When you can’t close a door, you can’t as easily control your personal space. Imposing desks keep people at a more formal distance. As with other issues of personal space, office arrangements vary by culture. In England they place less importance on the size of the office because status is more clearly evident in a person’s accent. In Germany and Switzerland, workers tend to keep their office doors closed, whereas in America, most people keep their office doors open unless there is a particular need for privacy — a “closed door meeting.”
That doesn’t mean we can waltz in and out of an office at will. We behave as though there were an invisible barrier where the closed door would be. We knock on the door frame or clear our throats or lean inside just a bit with our feet well outside the entrance.

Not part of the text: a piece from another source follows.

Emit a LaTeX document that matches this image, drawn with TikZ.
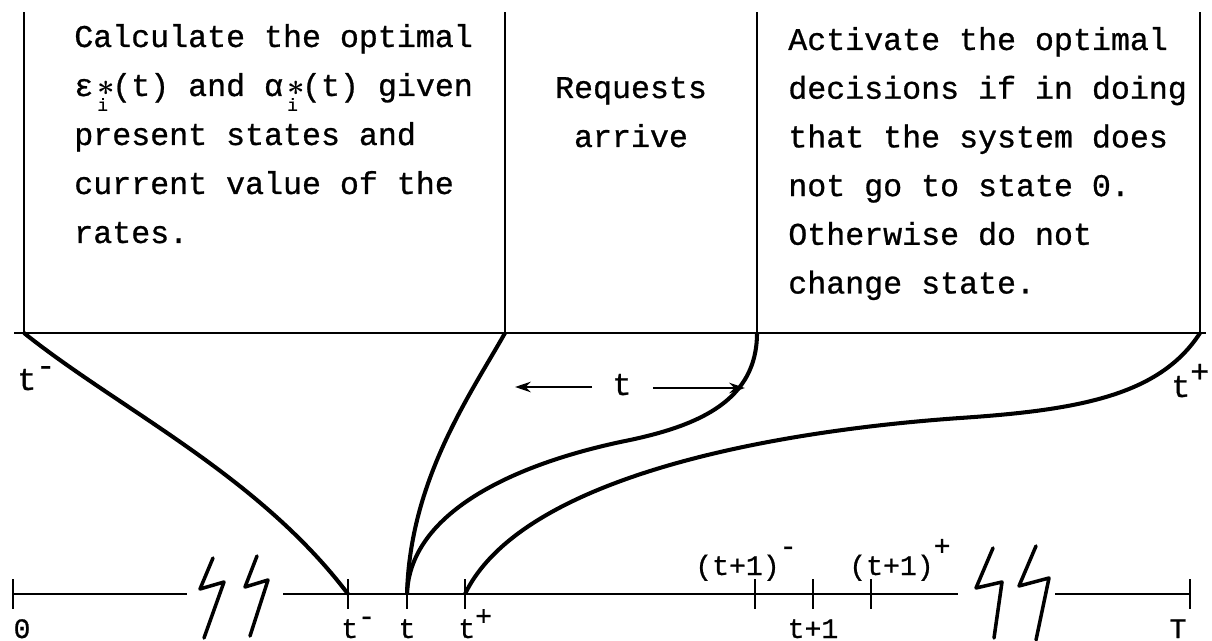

If you don’t rank office door status, chances are you’re being bombarded with noises that increase your stress. A 2001 study by environmental psychologist Gary Evans of Cornell University compared 40 secretaries. Half worked in a quiet setting, half in a noisy office. Those subjected to constant office noise had higher levels of stress (as measured by the presence of the stress hormone epinephrine in the urine) and made 40 percent fewer attempts to solve an unsolvable puzzle. They also made fewer adjustments to their seating, which put them at higher risk for repetitive stress injuries.
Oh man what I would give to have my own office. I’m afraid of the consequences of wearing headphones all day.